If your AI platform is moving from "real-time pipeline" language to explicit freshness SLAs, the next step is to make the SLA testable. Start with the event-age budget, add recovery drills, and evaluate whether your current Kafka backbone can keep the promise without over-provisioning. When the bottleneck is the coupling of broker compute and durable storage, AutoMQ is worth including in the same PoC as a Kafka-compatible, shared-storage option rather than treating it as a separate migration category.
References
- Apache Kafka Documentation
- Apache Kafka Documentation: Message Delivery Semantics
- Apache Kafka Documentation: Tiered Storage
- AutoMQ Documentation: Compatibility with Apache Kafka
- AutoMQ Documentation: Architecture Overview
- AutoMQ Documentation: Stateless Broker
- AutoMQ Documentation: Eliminate Inter-Zone Traffic
- AWS S3 Pricing
FAQ
What is an AI data freshness SLA?
An AI data freshness SLA defines the maximum acceptable age of data used by an AI system at decision time. It should cover the full path from source commit through streaming, processing, serving, and recovery, not only Kafka consumer lag.

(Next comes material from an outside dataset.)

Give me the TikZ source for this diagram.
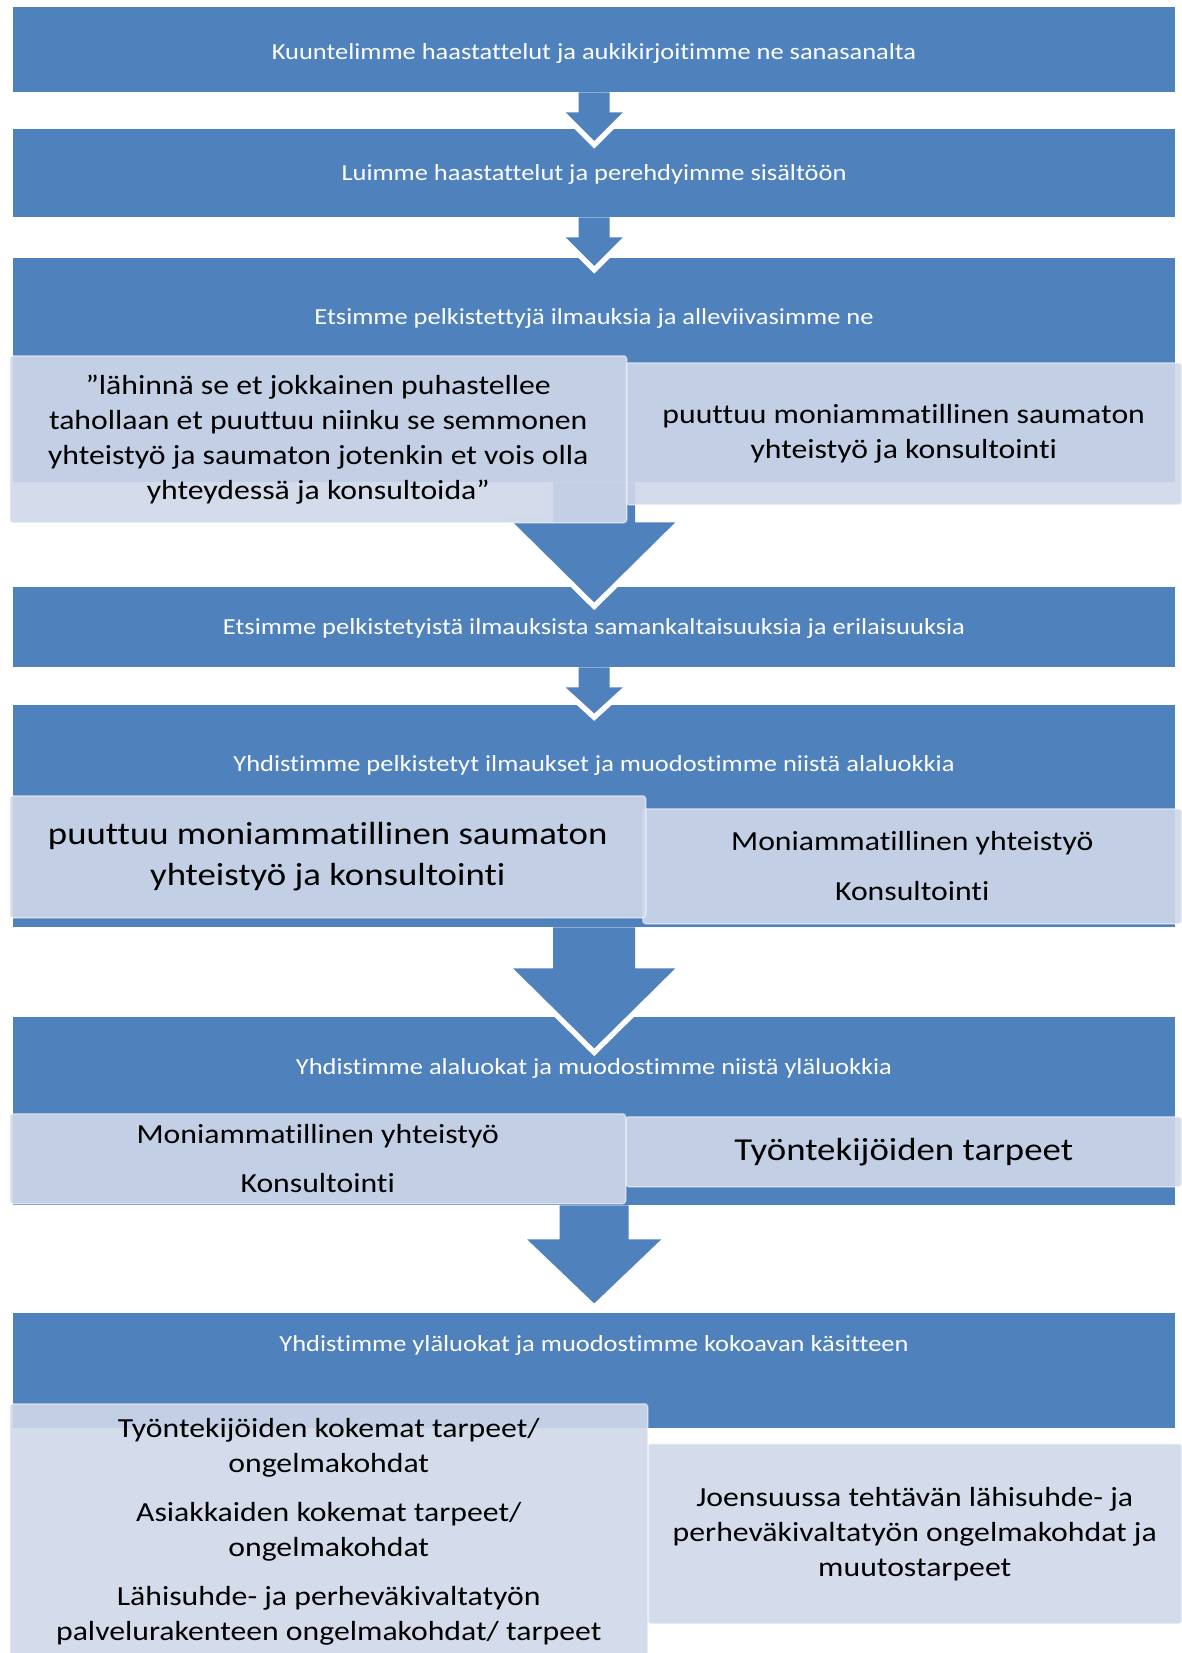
\documentclass[tikz,border=0pt]{standalone}
\usepackage{fontspec}
\setmainfont[FakeStretch=1.15, Ligatures=NoCommon]{Carlito}
\usetikzlibrary{calc}
\definecolor{mainblue}{HTML}{4F81BD}
\definecolor{subfill}{HTML}{CFD8E9}
\tikzset{
  stepbox/.style={rectangle, fill=mainblue, inner sep=0pt, anchor=north west},
  headtext/.style={text=white, font=\fontsize{23}{28}\selectfont, inner sep=0pt},
  subbox/.style={rectangle, rounded corners=3pt, fill=subfill, fill opacity=0.9, text opacity=1,
    draw=white, draw opacity=0.45, line width=1.5pt, inner sep=0pt, anchor=north west,
    align=center, text=black, font=\fontsize{27.6}{35}\selectfont},
  bigsub/.style={font=\fontsize{32}{41}\selectfont},
  arrowfill/.style={fill=mainblue},
  arrowedge/.style={draw=white, line width=11pt, line join=miter},
}
% #1 start anchor, #2 shaft half width, #3 head half width, #4 shaft length, #5 head length
\newcommand{\flowarrow}[5]{%
  \draw[arrowedge] (#1) ++(-#2,0) -- ++(0,#4) -- ++({#2-#3},0) -- ++(#3,#5) -- ++(#3,-#5) -- ++({#2-#3},0) -- ++(0,-#4);
  \fill[arrowfill] (#1) ++(-#2,0) -- ++(0,#4) -- ++({#2-#3},0) -- ++(#3,#5) -- ++(#3,-#5) -- ++({#2-#3},0) -- ++(0,-#4) -- cycle;
}
\begin{document}
\begin{tikzpicture}[x=1pt, y=-1pt]
\path[use as bounding box, clip] (0,0) rectangle (1182,1653);

% main step boxes
\node[stepbox, minimum width=1162pt, minimum height=85pt]  (b1) at (13,7) {};
\node[stepbox, minimum width=1162pt, minimum height=88pt]  (b2) at (13,129) {};
\node[stepbox, minimum width=1162pt, minimum height=224pt] (b3) at (13,258) {};
\node[stepbox, minimum width=1162pt, minimum height=80pt]  (b4) at (13,587) {};
\node[stepbox, minimum width=1162pt, minimum height=222pt] (b5) at (13,705) {};
\node[stepbox, minimum width=1162pt, minimum height=188pt] (b6) at (13,1017) {};
\node[stepbox, minimum width=1162pt, minimum height=115pt] (b7) at (13,1313) {};

% block arrows between steps
\flowarrow{b1.south}{15.5}{28.5}{20}{28.5}
\flowarrow{b2.south}{15.5}{28.5}{20}{28.5}
\flowarrow{b3.south}{41}{81}{40}{80}
\flowarrow{b4.south}{15.5}{28.5}{20}{26}
\flowarrow{b5.south}{41}{81}{41}{80}
\flowarrow{b6.south}{34.5}{67}{34}{64}

% step titles
\node[headtext] (h1) at (594,53) {Kuuntelimme haastattelut ja aukikirjoitimme ne sanasanalta};
\node[headtext] (h2) at (594,174) {Luimme haastattelut ja perehdyimme sisältöön};
\node[headtext] (h3) at (594,318) {Etsimme pelkistettyjä ilmauksia ja alleviivasimme ne};
\node[headtext] (h4) at (594,628) {Etsimme pelkistetyistä ilmauksista samankaltaisuuksia ja erilaisuuksia};
\node[headtext] (h5) at (594,765) {Yhdistimme pelkistetyt ilmaukset ja muodostimme niistä alaluokkia};
\node[headtext] (h6) at (594,1068) {Yhdistimme alaluokat ja muodostimme niistä yläluokkia};
\node[headtext] (h7) at (594,1345) {Yhdistimme yläluokat ja muodostimme kokoavan käsitteen};

% sub boxes
\node[subbox, minimum width=556pt, minimum height=142pt] (s3r) at (625,362)
  {puuttuu moniammatillinen saumaton\\ yhteistyö ja konsultointi};
\node[subbox, minimum width=617pt, minimum height=167pt] (s3l) at (9,355)
  {”lähinnä se et jokkainen puhastellee\\ tahollaan et puuttuu niinku se semmonen\\ yhteistyö ja saumaton jotenkin et vois olla\\ yhteydessä ja konsultoida”};

\node[subbox, minimum width=539pt, minimum height=115pt] (s5r) at (642,808)
  {Moniammatillinen yhteistyö\\[15pt] Konsultointi};
\node[subbox, bigsub, minimum width=636pt, minimum height=122pt] (s5l) at (9,795)
  {puuttuu moniammatillinen saumaton\\ yhteistyö ja konsultointi};

\node[subbox, bigsub, minimum width=556pt, minimum height=70pt] (s6r) at (625,1116)
  {Työntekijöiden tarpeet};
\node[subbox, minimum width=616pt, minimum height=90pt] (s6l) at (9,1113)
  {Moniammatillinen yhteistyö\\[14pt] Konsultointi};

\node[subbox, minimum width=534pt, minimum height=180pt] (s7r) at (647,1443)
  {Joensuussa tehtävän lähisuhde- ja\\ perheväkivaltatyön ongelmakohdat ja\\ muutostarpeet};
\node[subbox, minimum width=638pt, minimum height=256pt] (s7l) at (9,1403)
  {Työntekijöiden kokemat tarpeet/\\ ongelmakohdat\\[14pt] Asiakkaiden kokemat tarpeet/\\ ongelmakohdat\\[14pt] Lähisuhde- ja perheväkivaltatyön\\ palvelurakenteen ongelmakohdat/ tarpeet};
\end{tikzpicture}
\end{document}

Is Kafka enough for real-time AI data pipelines?
Kafka is often a strong foundation for real-time AI data pipelines because it provides durable logs, consumer groups, offsets, and mature ecosystem support. The architecture still needs testing under replay, retention growth, scaling, and failure recovery to prove a specific freshness SLA.
How should teams measure freshness?
Measure event age at every stage: source event time, broker append time, processor output time, feature or index update time, and model consumption time. Alert on percentile age for important business paths, and run replay drills while normal traffic continues.
When should a team consider a shared-storage Kafka-compatible architecture?
Consider shared-storage Kafka-compatible designs when freshness risk is driven by broker-local data movement, long retention, high replay volume, slow scaling, or costly multi-AZ replication patterns. The decision should be made through a PoC using the same clients, topics, workloads, and failure drills as the current platform.
Where does AutoMQ fit in an AI data freshness SLA architecture?
AutoMQ fits when the team wants Kafka compatibility but needs a cloud-native operating model with shared object storage, stateless brokers, and deployment boundaries that can align with customer-cloud or private-network requirements. It should be evaluated after the SLA, measurement plan, cost model, and migration tests are defined.